Algunos de estos «búnkeres» forman parte de los catálogos de las agencias inmobiliarias. Y lo cierto es que muchas «ratoneras» están perfectamente amuebladas, disponen de cámaras de vigilancia, conexión a internet «wifi», e incluso lavadoras y un tendedero comunitario. En una de las más modernas, habitada mayoritariamente por jóvenes licenciados, vive Wu Yunbo, un diseñador publicitario de 24 años que lo intentó todo para evitar acabar bajo tierra.

«Estuve en un piso en las afueras. Éramos decenas de personas en cada habitación, sin ventanas. En verano, el calor se hacía insoportable. Aquí estoy mejor y vivo solo, incluso se puede quedar mi novia a dormir. Es húmedo, pero estoy ahorrando para comprar un deshumidificador. Pago 450 yuanes (50 euros) al mes, que es cuatro veces menos de lo que cuesta una habitación en la superficie», explica.

«Éste es uno de los mejores vecindarios subterráneos. ¡Nunca hay malos olores!», insiste la señora Ling, propietaria de las habitaciones, en las que dice haber invertido casi 12.000 euros. Sólo en Pekín, las «ratas» son más de un millón. Y, últimamente, su principal reivindicación es que les permitan quedarse donde están, ya que algunos han empezado a ser desalojados por la Policía. La Prensa oficial ha tanteado la sensibilidad de inquilinos y propietarios, revelando presuntos planes para acabar con la vida bajo tierra en cuestión de años. «Se prevé que se intensifique la campaña próximamente, amparándose en que no son hogares legales, ni salubres.

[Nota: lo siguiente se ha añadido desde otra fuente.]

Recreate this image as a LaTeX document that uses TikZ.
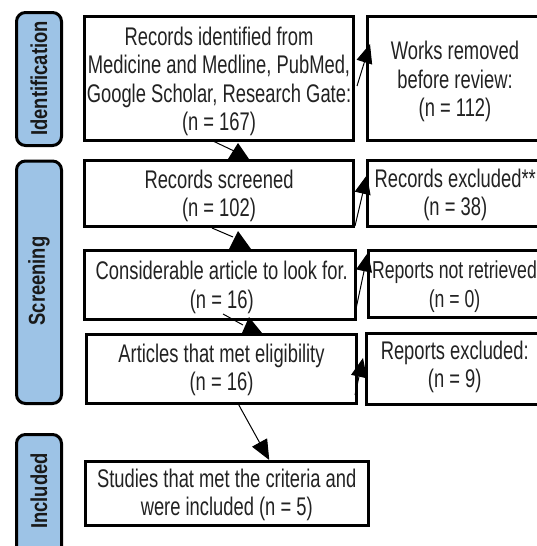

«En realidad, lo que pretenden es no vengan más inmigrantes del campo y que se marchen los últimos en llegar porque la capital está demasiado congestionada y empieza a ser insufrible», explica un investigador social chino que prefiere mantener el anonimato. «Los pekineses se quejan de los atascos, de que en el metro no cabe un alfiler, de que hay demasiada gente en todos sitios y de que los inmigrantes del campo aceptan cualquier salario con tal de ganar algo de dinero. Por eso el Gobierno quiere descongestionar la ciudad», agrega la fuente. El tema, de hecho, se ha convertido en una de las muchas «cuestiones sensibles» en China y este corresponsal fue expulsado a empujones por los propietarios de varios «barrios subterráneos», sobre todo aquellos cuyos alquileres explota el Ejército.

Seguridad e higiene
Por ahora, los únicos que se han movilizado tímidamente para proteger las «ratoneras» son sus propietarios. ¿Cómo se convierte alguien en propietario de un búnker nuclear? Algunos pagaron a los constructores de los edificios, otros simplemente los ocuparon y, sin disponer de registro de propiedad, empezaron a alquilarnos a campesinos. Hasta que a principios de los noventa, cediendo ante las necesidades de las grandes ciudades, el Partido Comunista Chino decidió ofrecer licencias, a condición de que se cumpliesen unas mínimas medidas de seguridad e higiene.

El mundo subterráneo floreció, pero no ha resultado nunca ajeno al control policial, ya que es un imán para actividades ilegales, como la prostitución o las apuestas. «Aquí vino una vez la Policía a preguntar pero yo no tengo nada que esconder. No puedo pagar una casa normal, así que no creo que me obliguen a irme. ¿Quién iba a construir los rascacielos de Pekín si a nosotros no nos dejan vivir aquí bajo tierra?», razona el albañil Gao, antes de darnos apresuradamente las buenas noches y meterse por fin a descansar sobre su tablón de madera.


Casas, escuelas y cine
Además de los refugios aéreos y atómicos excavados por todo el país, Mao ordenó crear en el centro de Pekín una «ciudad subterránea» de 85 kilómetros cuadrados en la que hay casas, hospitales, escuelas, talleres, fábricas, agua corriente e incluso un cine. Empleó a unas 400.000 personas para ello y distribuyó 90 entradas secretas camufladas en negocios y edificios públicos.

A principios de los setenta, almacenaba suficiente comida y medicamentos como para que el 40 por ciento de la población sobreviviese cuatro meses: tiempo que, se calculaba, podrían durar los efectos de un ataque nuclear. Algunas partes han sido aprovechadas por las líneas de metro, otras se han derrumbado o reconvertido, pero el resto sigue ahí. De hecho, de 2000 a 2008 se mantuvo habilitado un tramo como atracción turística, que fue cerrado antes de los Juegos. Abandonada a su suerte, la «ciudad subterránea» alberga aún una fábrica de seda, mendigos y familias que no tienen dónde vivir.